Your task is to output the listing word for word, with pictures excluded.

---

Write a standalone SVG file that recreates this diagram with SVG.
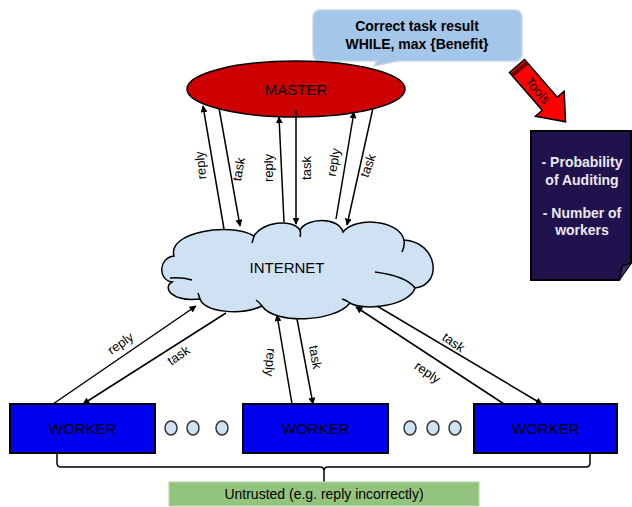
<svg xmlns="http://www.w3.org/2000/svg" width="632" height="507" viewBox="0 0 632 507">
<defs>
<style>
text{font-family:"Liberation Sans",Arial,sans-serif;}
.lbl{font-size:13px;fill:#000;text-anchor:middle;}
.node{font-size:15px;fill:#000;text-anchor:middle;}
.bold{font-size:14px;font-weight:bold;text-anchor:middle;}
.conn{stroke:#000;stroke-width:1.5;fill:none;marker-end:url(#ah);}
.worker{fill:#0000f0;stroke:#000;stroke-width:2;}
.dot{fill:#cfe2f3;stroke:#333;stroke-width:1.5;}
</style>
<marker id="ah" viewBox="0 0 10 10" refX="9" refY="5" markerWidth="7" markerHeight="7" markerUnits="userSpaceOnUse" orient="auto">
<path d="M0,0 L10,5 L0,10 Z" fill="#000"/>
</marker>
</defs>
<rect width="632" height="507" fill="#fff"/>

<g id="bubble">
<path d="M321,10 H514 Q522,10 522,18 V53 Q522,61 514,61 H398 L374,66 L377,61 H321 Q313,61 313,53 V18 Q313,10 321,10 Z" fill="#a4c6e8" stroke="#c9d5e2" stroke-width="1.5"/>
<text class="bold" x="417" y="31" fill="#000">Correct task result</text>
<text class="bold" x="417" y="49" fill="#000">WHILE, max {Benefit}</text>
</g>

<g id="tools" transform="translate(517,66) rotate(49)">
<path d="M0,-10 H50 V-19 L74,0 L50,19 V10 H0 Z" fill="#ff0000" stroke="#000" stroke-width="1.5"/>
<rect x="2" y="-10" width="4" height="20" fill="#600"/>
<text x="32" y="5" font-size="13" text-anchor="middle" fill="#000">Tools</text>
</g>

<g id="params">
<path d="M531,131 H631 V263 L619,280 H531 Z" fill="#20124d" stroke="#000" stroke-width="2"/>
<path d="M619,280 L622,266 L631,263" fill="#3a2d6a" stroke="#000" stroke-width="1.5"/>
<text class="bold" x="582" y="167" fill="#ece8f4">- Probability</text>
<text class="bold" x="582" y="185" fill="#ece8f4">of Auditing</text>
<text class="bold" x="582" y="218" fill="#ece8f4">- Number of</text>
<text class="bold" x="582" y="235" fill="#ece8f4">workers</text>
</g>

<g id="master">
<ellipse cx="296" cy="89" rx="109" ry="28" fill="#cc0000" stroke="#000" stroke-width="1.5"/>
<text class="node" x="296" y="95" font-size="14">MASTER</text>
</g>

<g id="internet">
<path d="M172,282 C158,280 158,258 174,256 C167,232 230,222 254,236 C262,222 292,218 300,230 C306,218 338,216 343,232 C355,216 400,220 404,240 C438,242 443,285 415,288 C410,305 365,312 350,303 C335,322 275,325 262,306 C240,316 205,312 200,299 C172,302 162,288 172,282 Z" fill="#cfe2f3" stroke="#000" stroke-width="1.5"/>
<path d="M170,278 Q182,277 192,280 M254,236 Q253,240 252,243 M300,230 Q301,234 300,237 M404,240 Q405,246 402,252 M415,288 Q406,276 375,272 M262,306 Q259,302 256,300 M350,303 Q346,300 342,299 M200,299 Q199,296 198,293" fill="none" stroke="#000" stroke-width="1.5"/>
<text class="node" x="287" y="273">INTERNET</text>
</g>

<g id="worker1">
<rect class="worker" x="10" y="404" width="145" height="49"/>
<text class="node" x="82.5" y="434">WORKER</text>
</g>
<g id="worker2">
<rect class="worker" x="243" y="404" width="145" height="49"/>
<text class="node" x="315.5" y="434">WORKER</text>
</g>
<g id="worker3">
<rect class="worker" x="474" y="404" width="143" height="49"/>
<text class="node" x="545.5" y="434">WORKER</text>
</g>

<g id="dots">
<ellipse class="dot" cx="171" cy="428" rx="6" ry="7"/>
<ellipse class="dot" cx="193" cy="428" rx="6" ry="7"/>
<ellipse class="dot" cx="222" cy="428" rx="6" ry="7"/>
<ellipse class="dot" cx="410" cy="428" rx="6" ry="7"/>
<ellipse class="dot" cx="433" cy="428" rx="6" ry="7"/>
<ellipse class="dot" cx="455" cy="428" rx="6" ry="7"/>
</g>

<g id="brace">
<path d="M57,453 V463 Q57,467 61,467 H320 Q324,467 324,471 V482 M324,471 Q324,467 328,467 H586 Q590,467 590,463 V453" fill="none" stroke="#000" stroke-width="1.5"/>
</g>

<g id="untrusted">
<rect x="169" y="482" width="310" height="24" fill="#93c47d" stroke="#b6d7a8" stroke-width="1"/>
<text x="324" y="499" font-size="14" text-anchor="middle" fill="#000">Untrusted (e.g. reply incorrectly)</text>
</g>

<g id="connectors">
<path class="conn" d="M224,229 L203,106"/>
<path class="conn" d="M219,108 L240,226"/>
<path class="conn" d="M284,222 L279,117"/>
<path class="conn" d="M296,110 L296,224"/>
<path class="conn" d="M336,219 L354,112"/>
<path class="conn" d="M373,108 L347,225"/>
<path class="conn" d="M53,404 L196,306"/>
<path class="conn" d="M226,313 L83,404"/>
<path class="conn" d="M292,404 L277,315"/>
<path class="conn" d="M297,319 L313,404"/>
<path class="conn" d="M504,404 L356,307"/>
<path class="conn" d="M377,306 L542,404"/>
</g>

<g id="labels">
<text class="lbl" transform="translate(205,165) rotate(-95)">reply</text>
<text class="lbl" transform="translate(243,170) rotate(-80)">task</text>
<text class="lbl" transform="translate(273,168) rotate(-90)">reply</text>
<text class="lbl" transform="translate(311,168) rotate(-90)">task</text>
<text class="lbl" transform="translate(338,163) rotate(-80)">reply</text>
<text class="lbl" transform="translate(372,167) rotate(-70)">task</text>
<text class="lbl" transform="translate(123,347) rotate(-35)">reply</text>
<text class="lbl" transform="translate(181,359) rotate(-35)">task</text>
<text class="lbl" transform="translate(266,362) rotate(95)">reply</text>
<text class="lbl" transform="translate(311,358) rotate(80)">task</text>
<text class="lbl" transform="translate(451,346) rotate(35)">task</text>
<text class="lbl" transform="translate(425,376) rotate(35)">reply</text>
</g>
</svg>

---

* _Answer in full_:
Write a standalone SVG file that recreates this diagram with SVG.
<svg xmlns="http://www.w3.org/2000/svg" width="632" height="507" viewBox="0 0 632 507">
<defs>
<style>
text{font-family:"Liberation Sans",Arial,sans-serif;}
.lbl{font-size:13px;fill:#000;text-anchor:middle;}
.node{font-size:15px;fill:#000;text-anchor:middle;}
.bold{font-size:14px;font-weight:bold;text-anchor:middle;}
.conn{stroke:#000;stroke-width:1.5;fill:none;marker-end:url(#ah);}
.worker{fill:#0000f0;stroke:#000;stroke-width:2;}
.dot{fill:#cfe2f3;stroke:#333;stroke-width:1.5;}
</style>
<marker id="ah" viewBox="0 0 10 10" refX="9" refY="5" markerWidth="7" markerHeight="7" markerUnits="userSpaceOnUse" orient="auto">
<path d="M0,0 L10,5 L0,10 Z" fill="#000"/>
</marker>
</defs>
<rect width="632" height="507" fill="#fff"/>

<g id="bubble">
<path d="M321,10 H514 Q522,10 522,18 V53 Q522,61 514,61 H398 L374,66 L377,61 H321 Q313,61 313,53 V18 Q313,10 321,10 Z" fill="#a4c6e8" stroke="#c9d5e2" stroke-width="1.5"/>
<text class="bold" x="417" y="31" fill="#000">Correct task result</text>
<text class="bold" x="417" y="49" fill="#000">WHILE, max {Benefit}</text>
</g>

<g id="tools" transform="translate(517,66) rotate(49)">
<path d="M0,-10 H50 V-19 L74,0 L50,19 V10 H0 Z" fill="#ff0000" stroke="#000" stroke-width="1.5"/>
<rect x="2" y="-10" width="4" height="20" fill="#600"/>
<text x="32" y="5" font-size="13" text-anchor="middle" fill="#000">Tools</text>
</g>

<g id="params">
<path d="M531,131 H631 V263 L619,280 H531 Z" fill="#20124d" stroke="#000" stroke-width="2"/>
<path d="M619,280 L622,266 L631,263" fill="#3a2d6a" stroke="#000" stroke-width="1.5"/>
<text class="bold" x="582" y="167" fill="#ece8f4">- Probability</text>
<text class="bold" x="582" y="185" fill="#ece8f4">of Auditing</text>
<text class="bold" x="582" y="218" fill="#ece8f4">- Number of</text>
<text class="bold" x="582" y="235" fill="#ece8f4">workers</text>
</g>

<g id="master">
<ellipse cx="296" cy="89" rx="109" ry="28" fill="#cc0000" stroke="#000" stroke-width="1.5"/>
<text class="node" x="296" y="95" font-size="14">MASTER</text>
</g>

<g id="internet">
<path d="M172,282 C158,280 158,258 174,256 C167,232 230,222 254,236 C262,222 292,218 300,230 C306,218 338,216 343,232 C355,216 400,220 404,240 C438,242 443,285 415,288 C410,305 365,312 350,303 C335,322 275,325 262,306 C240,316 205,312 200,299 C172,302 162,288 172,282 Z" fill="#cfe2f3" stroke="#000" stroke-width="1.5"/>
<path d="M170,278 Q182,277 192,280 M254,236 Q253,240 252,243 M300,230 Q301,234 300,237 M404,240 Q405,246 402,252 M415,288 Q406,276 375,272 M262,306 Q259,302 256,300 M350,303 Q346,300 342,299 M200,299 Q199,296 198,293" fill="none" stroke="#000" stroke-width="1.5"/>
<text class="node" x="287" y="273">INTERNET</text>
</g>

<g id="worker1">
<rect class="worker" x="10" y="404" width="145" height="49"/>
<text class="node" x="82.5" y="434">WORKER</text>
</g>
<g id="worker2">
<rect class="worker" x="243" y="404" width="145" height="49"/>
<text class="node" x="315.5" y="434">WORKER</text>
</g>
<g id="worker3">
<rect class="worker" x="474" y="404" width="143" height="49"/>
<text class="node" x="545.5" y="434">WORKER</text>
</g>

<g id="dots">
<ellipse class="dot" cx="171" cy="428" rx="6" ry="7"/>
<ellipse class="dot" cx="193" cy="428" rx="6" ry="7"/>
<ellipse class="dot" cx="222" cy="428" rx="6" ry="7"/>
<ellipse class="dot" cx="410" cy="428" rx="6" ry="7"/>
<ellipse class="dot" cx="433" cy="428" rx="6" ry="7"/>
<ellipse class="dot" cx="455" cy="428" rx="6" ry="7"/>
</g>

<g id="brace">
<path d="M57,453 V463 Q57,467 61,467 H320 Q324,467 324,471 V482 M324,471 Q324,467 328,467 H586 Q590,467 590,463 V453" fill="none" stroke="#000" stroke-width="1.5"/>
</g>

<g id="untrusted">
<rect x="169" y="482" width="310" height="24" fill="#93c47d" stroke="#b6d7a8" stroke-width="1"/>
<text x="324" y="499" font-size="14" text-anchor="middle" fill="#000">Untrusted (e.g. reply incorrectly)</text>
</g>

<g id="connectors">
<path class="conn" d="M224,229 L203,106"/>
<path class="conn" d="M219,108 L240,226"/>
<path class="conn" d="M284,222 L279,117"/>
<path class="conn" d="M296,110 L296,224"/>
<path class="conn" d="M336,219 L354,112"/>
<path class="conn" d="M373,108 L347,225"/>
<path class="conn" d="M53,404 L196,306"/>
<path class="conn" d="M226,313 L83,404"/>
<path class="conn" d="M292,404 L277,315"/>
<path class="conn" d="M297,319 L313,404"/>
<path class="conn" d="M504,404 L356,307"/>
<path class="conn" d="M377,306 L542,404"/>
</g>

<g id="labels">
<text class="lbl" transform="translate(205,165) rotate(-95)">reply</text>
<text class="lbl" transform="translate(243,170) rotate(-80)">task</text>
<text class="lbl" transform="translate(273,168) rotate(-90)">reply</text>
<text class="lbl" transform="translate(311,168) rotate(-90)">task</text>
<text class="lbl" transform="translate(338,163) rotate(-80)">reply</text>
<text class="lbl" transform="translate(372,167) rotate(-70)">task</text>
<text class="lbl" transform="translate(123,347) rotate(-35)">reply</text>
<text class="lbl" transform="translate(181,359) rotate(-35)">task</text>
<text class="lbl" transform="translate(266,362) rotate(95)">reply</text>
<text class="lbl" transform="translate(311,358) rotate(80)">task</text>
<text class="lbl" transform="translate(451,346) rotate(35)">task</text>
<text class="lbl" transform="translate(425,376) rotate(35)">reply</text>
</g>
</svg>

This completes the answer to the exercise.